North Korea said on Wednesday that it respects Iran’s decision to choose Mojtaba Khamenei as the country’s new supreme leader, according to state media. The statement came after Mojtaba Khamenei was chosen following the death of his father, Ali Khamenei, in the initial US-Israeli strikes on Iran.
An unnamed North Korean Foreign Ministry spokesperson said Pyongyang respects “the rights and choice of the Iranian people to elect their supreme leader.” The official also accused the United States and Israel of undermining regional peace and security, violating Iran’s political system and territorial integrity, and trying to overthrow its social system.
The statement put North Korea firmly in the camp backing Tehran as the war in the Middle East reshapes alignments across Eurasia.
Pyongyang uses war to justify nuclear buildup
For Pyongyang, the Iran war is also a propaganda lesson. North Korea is using the war in Iran to justify strengthening its nuclear arsenal, arguing that stronger offensive capabilities are the best defense against outside pressure.
That fits a broader North Korean message: states without a credible deterrent remain vulnerable, while those that strengthen their defenses can raise the cost of confrontation.
Coming to Iran’s help?
Whether North Korea will directly help Iran militarily remains to be seen. What is already clear, however, is that Pyongyang has been backing another close partner, Russia, in its war against Ukraine by providing troops, ammunition and missiles.
North Korea reportedly sent roughly 14,000-15,000 troops to Russia and shipped more than 20,000 containers of munitions, including millions of artillery and rocket rounds. That support was intended to help Russia counter Ukrainian battlefield pressure.
At first, North Korea appeared to hide the fate of its soldiers killed in Russia. South Korean lawmakers said many of the bodies were cremated in Russia’s Kursk region before being sent back home. Later, Pyongyang shifted to honoring them publicly, with Kim Jong Un visiting a memorial site for troops killed overseas and praising them as “heroes.”

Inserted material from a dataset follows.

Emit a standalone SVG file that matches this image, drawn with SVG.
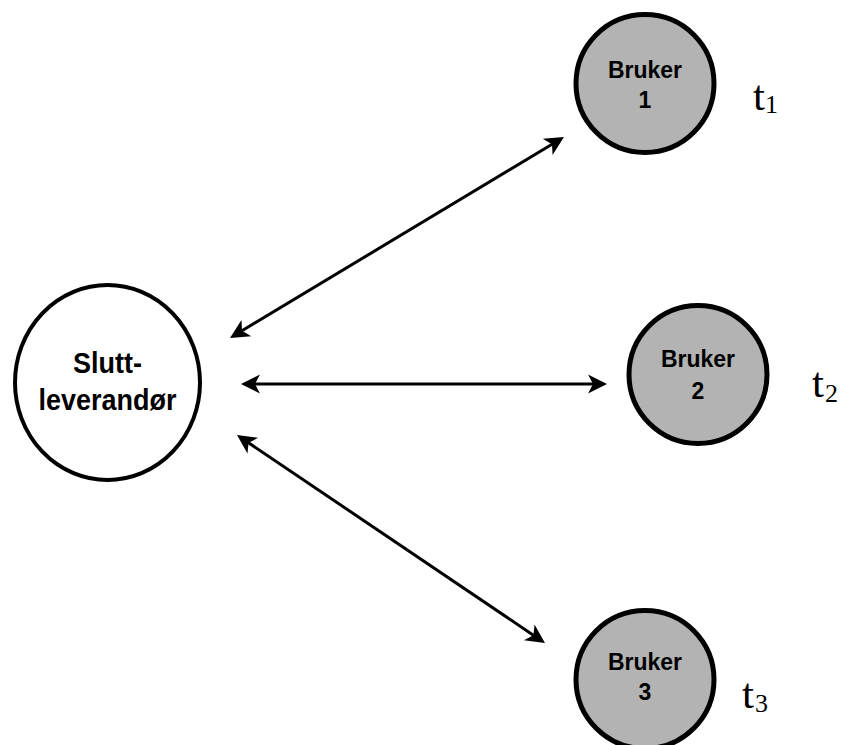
<svg xmlns="http://www.w3.org/2000/svg" width="842" height="745" viewBox="0 0 842 745">
  <style>
    .supplier { fill: #ffffff; stroke: #000000; stroke-width: 4; }
    .user { fill: #b3b3b3; stroke: #000000; stroke-width: 5; }
    .label { font-family: "Liberation Sans", Arial, sans-serif; font-weight: bold; fill: #000000; text-anchor: middle; }
    .big { font-size: 27px; }
    .small { font-size: 23px; }
    .time { font-family: "Liberation Serif", "Times New Roman", serif; fill: #000000; font-size: 43px; }
    .sub { font-size: 26px; }
    .link { stroke: #000000; stroke-width: 3; fill: none; marker-start: url(#head); marker-end: url(#head); }
  </style>
  <defs>
    <!-- swept-back arrowhead; the tip sits 10px beyond the line end -->
    <marker id="head" viewBox="-15 -15 30 30" refX="0" refY="0" markerWidth="30" markerHeight="30" markerUnits="userSpaceOnUse" orient="auto-start-reverse" overflow="visible">
      <path d="M 10 0 L -9 -9.5 L -4 0 L -9 9.5 Z" fill="#000000"/>
    </marker>
  </defs>
  <rect width="842" height="745" fill="#ffffff"/>

  <g id="connectors">
    <line class="link" x1="238.6" y1="332.8" x2="555.4" y2="142.2"/>
    <line class="link" x1="251" y1="384" x2="597" y2="384"/>
    <line class="link" x1="245.3" y1="440.6" x2="536.7" y2="637.4"/>
  </g>

  <g id="sluttleverandor">
    <ellipse class="supplier" cx="107.5" cy="382.5" rx="92.5" ry="97.5"/>
    <text class="label big" transform="translate(107.5 373) scale(1 1.12)">Slutt-</text>
    <text class="label big" transform="translate(107.5 410) scale(1 1.12)">leverandør</text>
  </g>

  <g id="bruker1">
    <circle class="user" cx="645" cy="83.5" r="69"/>
    <text class="label small" x="645" y="78">Bruker</text>
    <text class="label small" x="645" y="108">1</text>
    <text class="time" x="753" y="110">t<tspan class="sub" x="765" y="113">1</tspan></text>
  </g>

  <g id="bruker2">
    <circle class="user" cx="698" cy="374.5" r="69"/>
    <text class="label small" x="698" y="367">Bruker</text>
    <text class="label small" x="698" y="399">2</text>
    <text class="time" x="812" y="397">t<tspan class="sub" x="825" y="402">2</tspan></text>
  </g>

  <g id="bruker3">
    <circle class="user" cx="645" cy="679.5" r="69"/>
    <text class="label small" x="645" y="670">Bruker</text>
    <text class="label small" x="645" y="700">3</text>
    <text class="time" x="742" y="708">t<tspan class="sub" x="755" y="712">3</tspan></text>
  </g>
</svg>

Unlike its relationship with Russia, Pyongyang does not publicly have a comparable mutual-defense pact with Tehran.
North Korea and Russia signed a Comprehensive Strategic Partnership treaty in June 2024 – more than two years after the start of the full-scale invasion – that includes a mutual assistance clause in the event of aggression against either side.
Still leaving the door open to Trump
Even while attacking US policy, Pyongyang has been more careful in how it talks about Donald Trump personally. Kim Jong Un has signaled that relations with Washington could improve if the United States drops what North Korea calls “its hostile policy.”
That suggests North Korea is trying to do two things at once: condemn US military action against Iran and joint drills with South Korea, while avoiding language that would completely shut the door on future diplomacy with Trump.